Even so, she acknowledged, 4 million customers at the Spy Museum is “really a lot.” And that's in a city with only one-third as many tourists as Las Vegas.

What the Mob Museum might bring to Vegas, Slafer said, is not only a load of tourists to downtown, but also visitors who might take in other museums that exist or are tentatively planned.

For instance, Poju Zabludowicz, a billionaire from Europe, is considering the construction of a downtown museum to house some of his collection of contemporary art. Lumpkin's museum is moving to a much larger space closer to the Strip. There also are exhibits of priceless art in Strip casinos.

Might those benefit if the Mob Museum draws even a quarter of what the Spy Museum draws?

Paul Bosch, the Spy Museum's chief operating officer, who also consulted with Las Vegas on the Mob Museum, is certain other museums in Washington have benefited from the Spy Museum, if only because they've taken its hints about how to treat the customer.

“I came from Walt Disney World, and I bring the perspective of a business model to make a museum profitable in various forms,” said Bosch, who began at Disney in 1972 as a Captain Hook and ended 27 years later overseeing Epcot's millennium project.

Foremost, he said, is that when he arrived, he analyzed how the museum customer was treated. “I looked at how to cater to the children when they get here, because happy kids make happy parents, which make them want to buy merchandise because of the strong emotional take-away they get from the experience,” he said.

“I always tell staff: Think about the things we can do here that only the Spy Museum can get away with.”

That's critical, Bosch said, because Washington has plenty of museums subsidized by taxpayer dollars. Admission to the Spy Museum costs $18 for adults and $14 for children. Admission to the Smithsonian is free.

Though much of the Mob Museum is in the conceptual phase, some early ideas have been gleaned directly from the Spy Museum. For instance, when you enter the Spy Museum, you pick a “cover” identity and are interrogated by a virtual guard. Then your identity is tested throughout the museum.
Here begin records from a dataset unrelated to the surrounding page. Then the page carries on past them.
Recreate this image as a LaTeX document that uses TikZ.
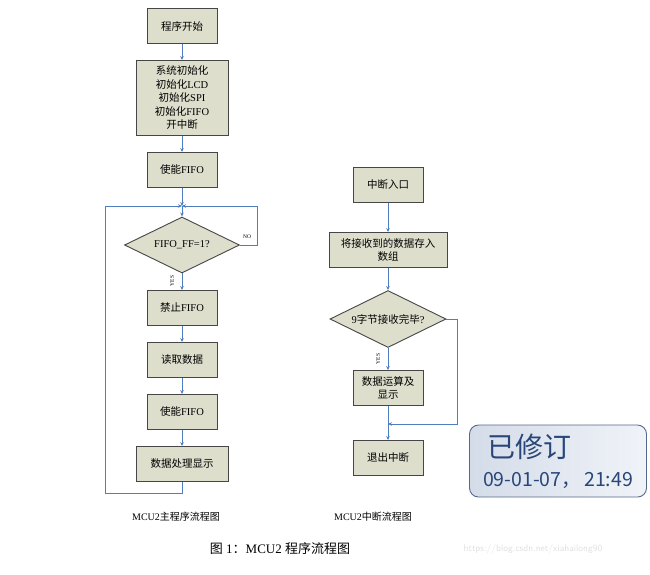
\documentclass[tikz,border=0pt]{standalone}
\usepackage{fontspec}
\setmainfont{Liberation Serif}
\newfontfamily\cjk{Noto Sans CJK SC}
\usetikzlibrary{shapes.geometric,arrows.meta}

\definecolor{boxfill}{RGB}{221,222,204}
\definecolor{boxline}{RGB}{70,70,70}
\definecolor{flowline}{RGB}{79,125,190}
\definecolor{tagline}{RGB}{85,105,140}
\definecolor{tagleft}{RGB}{212,220,233}
\definecolor{tagright}{RGB}{240,243,248}
\definecolor{tagtext}{RGB}{40,70,120}

\tikzset{
  flowbox/.style={draw=boxline,fill=boxfill,line width=0.9pt,minimum width=70,minimum height=35,
    inner sep=2pt,align=center,font=\fontsize{10.5}{13.5}\selectfont},
  testbox/.style={draw=boxline,fill=boxfill,line width=0.9pt,diamond,aspect=2,inner sep=0pt,
    font=\fontsize{10.5}{13}\selectfont},
  flow/.style={draw=flowline,line width=0.8pt,-{Stealth[length=4pt,width=3.5pt]}},
  tiny/.style={font=\fontsize{5.5}{6}\selectfont,inner sep=0pt},
  caption/.style={font=\fontsize{10}{12}\selectfont},
}

\begin{document}
\begin{tikzpicture}[x=1pt,y=-1pt]
    \useasboundingbox (0,0) rectangle (650,574);

    % main program
    \node[flowbox] (start) at (182,26) {\cjk 程序开始};
    \node[flowbox,minimum width=92,minimum height=75] (init) at (182,98)
        {{\cjk 系统初始化}\\{\cjk 初始化}LCD\\{\cjk 初始化}SPI\\{\cjk 初始化}FIFO\\{\cjk 开中断}};
    \node[flowbox] (en1) at (182,170) {{\cjk 使能}FIFO};
    \coordinate (join) at (182,206);
    \node[testbox,minimum width=115,minimum height=56] (full) at (182,245) {FIFO\_FF=1?};
    \node[flowbox] (stop) at (182,308) {{\cjk 禁止}FIFO};
    \node[flowbox] (read) at (182,360) {\cjk 读取数据};
    \node[flowbox] (en2) at (182,412) {{\cjk 使能}FIFO};
    \node[flowbox,minimum width=92] (show) at (182,464) {\cjk 数据处理显示};

    \draw[flow] (start) -- (init);
    \draw[flow] (init) -- (en1);
    \draw[flow] (en1) -- (join);
    \draw[flow] (join) -- (full);
    \draw[flow] (full.east) -- ++(17,0) |- (join);
    \node[tiny] (no) at (247,237) {NO};
    \draw[flow] (full) -- (stop);
    \node[tiny,rotate=90] (yes) at (172,281) {YES};
    \draw[flow] (stop) -- (read);
    \draw[flow] (read) -- (en2);
    \draw[flow] (en2) -- (show);
    \draw[flow] (show.south) |- ++(-77,11) |- (join);

    % interrupt
    \node[flowbox] (entry) at (388,185) {\cjk 中断入口};
    \node[flowbox,minimum width=118] (store) at (388,250) {{\cjk 将接收到的数据存入}\\{\cjk 数组}};
    \node[testbox,minimum width=116,minimum height=57] (done) at (388,319) {9{\cjk 字节接收完毕}?};
    \node[flowbox] (calc) at (388,388) {{\cjk 数据运算及}\\{\cjk 显示}};
    \coordinate (merge) at (388,424);
    \node[flowbox] (quit) at (388,458) {\cjk 退出中断};

    \draw[flow] (entry) -- (store);
    \draw[flow] (store) -- (done);
    \draw[flow] (done) -- (calc);
    \node[tiny,rotate=90] (yes2) at (378,359) {YES};
    \draw[flow] (calc) -- (quit);
    \draw[flow] (done.east) -- ++(11,0) |- (merge);

    % revision tag
    \node[draw=tagline,line width=0.9pt,rounded corners=9,left color=tagleft,right color=tagright,
        minimum width=177,minimum height=72,align=left,inner sep=3pt,text=tagtext,
        font=\cjk\fontsize{19.5}{28}\selectfont] (tag) at (558,461)
        {\hspace*{4pt}{\fontsize{28}{30}\selectfont 已修订}\\[1pt]09-01-07，\,21:49};

    % captions
    \node[caption] (cap1) at (176,517) {MCU2{\cjk 主程序流程图}};
    \node[caption] (cap2) at (373,517) {MCU2{\cjk 中断流程图}};
    \node[font=\fontsize{13}{15}\selectfont] (cap3) at (280,549) {{\cjk 图} 1{\cjk ：}MCU2 {\cjk 程序流程图}};
    \node[font=\sffamily\fontsize{9.5}{10}\selectfont,text=gray!25] (mark) at (533,549) {https://blog.csdn.net/xiahailong90};
\end{tikzpicture}
\end{document}
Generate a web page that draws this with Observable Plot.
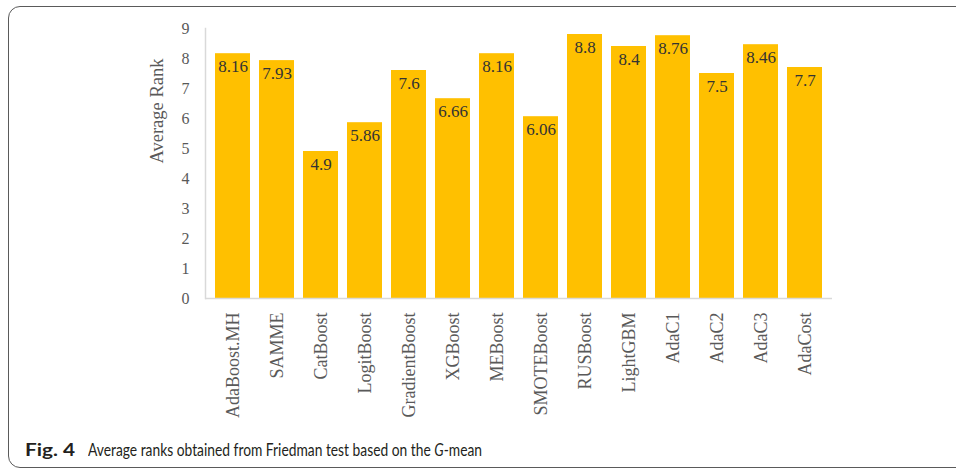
<!DOCTYPE html>
<html>
<head>
<meta charset="utf-8">
<script src="https://cdn.jsdelivr.net/npm/d3@7"></script>
<script src="https://cdn.jsdelivr.net/npm/@observablehq/plot@0.6"></script>
<style>
  html, body { margin: 0; padding: 0; background: #fff; width: 956px; height: 471px; overflow: hidden; }
  #frame { position: absolute; left: 8px; top: 6px; width: 980px; height: 462px;
           border: 1.5px solid #5a5a5a; border-radius: 12px; box-sizing: border-box; }
  #chart { position: absolute; left: 0; top: 0; }
  .cap { position: absolute; top: 442px; font-family: Lato, "Open Sans", sans-serif;
         font-size: 16.5px; color: #231f20; white-space: nowrap; transform-origin: 0 0; line-height: 1; }
  #capLabel { left: 25px; font-weight: 700; }
  #capText { left: 88px; }
</style>
</head>
<body>
<div id="frame"></div>
<div id="chart"></div>
<div id="capLabel" class="cap">Fig. 4</div>
<div id="capText" class="cap">Average ranks obtained from Friedman test based on the <i>G</i>-mean</div>
<script>
const categories = ["AdaBoost.MH", "SAMME", "CatBoost", "LogitBoost", "GradientBoost", "XGBoost", "MEBoost",
                    "SMOTEBoost", "RUSBoost", "LightGBM", "AdaC1", "AdaC2", "AdaC3", "AdaCost"];
const values = [8.16, 7.93, 4.9, 5.86, 7.6, 6.66, 8.16, 6.06, 8.8, 8.4, 8.76, 7.5, 8.46, 7.7];
const yTicks = [0, 1, 2, 3, 4, 5, 6, 7, 8, 9];
const yTitle = "Average Rank";

const data = categories.map((c, i) => ({name: c, value: values[i]}));
const serif = "'Liberation Serif', 'Times New Roman', serif";

const chart = Plot.plot({
  width: 956,
  height: 440,
  marginLeft: 205,
  marginRight: 124,
  marginTop: 28,
  marginBottom: 142,
  style: {fontFamily: serif, background: "transparent", overflow: "visible"},
  x: {domain: categories, paddingInner: 0.2, paddingOuter: 0.1, label: null},
  y: {domain: [0, 9], label: null},
  marks: [
    Plot.barY(data, {x: "name", y: "value", fill: "#FFC000"}),
    Plot.ruleY([0], {stroke: "#d9d9d9", strokeWidth: 1.5}),
    Plot.frame({anchor: "left", stroke: "#d9d9d9", strokeWidth: 1.5}),
    Plot.axisY({ticks: yTicks, tickSize: 0, tickPadding: 16, fontSize: 16, fontFamily: serif, fill: "#595959", label: null}),
    Plot.axisX({tickRotate: -90, tickSize: 0, tickPadding: 14, fontSize: 18, fontFamily: serif, fill: "#595959", label: null}),
    Plot.text([yTitle], {frameAnchor: "left", rotate: -90, dx: -48, fontSize: 18.5, fontFamily: serif, fill: "#595959"}),
    Plot.text(data, {x: "name", y: "value", text: d => String(d.value), dy: 13, lineAnchor: "middle",
                     fontSize: 17, fontFamily: serif, fill: "#333333"})
  ]
});
document.getElementById("chart").appendChild(chart);

function fit(id, target) {
  const el = document.getElementById(id);
  const w = el.getBoundingClientRect().width;
  el.style.transform = `scaleX(${target / w})`;
}
fit("capLabel", 50);
fit("capText", 394);
</script>
</body>
</html>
Goodman said Mob Museum personnel will take mug shots of customers, read them their Miranda rights and book them as they arrive. Then “they'll hear the clanging of the elevator door as it closes,” he said.

Goodman expects the exhibits to be like none other because Ellen Knowlton, the former special agent in charge of the FBI's Las Vegas field office, is head of the Three Hundred Stewart Avenue Corp., the nonprofit body putting together the museum.

“The ironic thing is, she was the head of the FBI and I guess I was the head of the mob -- or some of the force behind it,” Goodman quipped.

“And she has gone back to FBI headquarters and has a pledge of their complete cooperation to provide for her all the memorabilia and history of the mob in America. That's as cool as it gets, because those are off-limits-type of products.”

In his superlative way, the mayor envisions the museum as being “the biggest draw in Las Vegas.”

The museum, expected to be completed in 2009, will cost roughly $48 million. To date, about $15 million has been raised, including $8.8 million in city funds and about $6 million in various grants. Of that, about $10 million has been spent to refurbish the building.

Much of the additional money needed, officials hope, will come from grants or further city funding.

To Slafer and Bosch, authenticity and product honesty will be essential to the museum's success. Their Spy Museum, for instance, is so detailed and informative that the CIA regularly brings recruits. “It's fun, entertaining and comprehensive and gives that emotional take-away,” Bosch said.

“And it's accurate,” Slafer added. “That's critical.”

It also has to be culturally significant. For the Spy Museum, it helped that spies such as moviedom's Jason Bourne and flicks such as “Mission Impossible” have been so popular. And with many of those movies and countless books centered on the spy mecca that is Washington, the museum had a built-in audience.

“It is about location, location, location,” Bosch said. “It works in D.C. because D.C. has more spies than anywhere else in the world. And I think that holds true for the Mob Museum in Las Vegas.”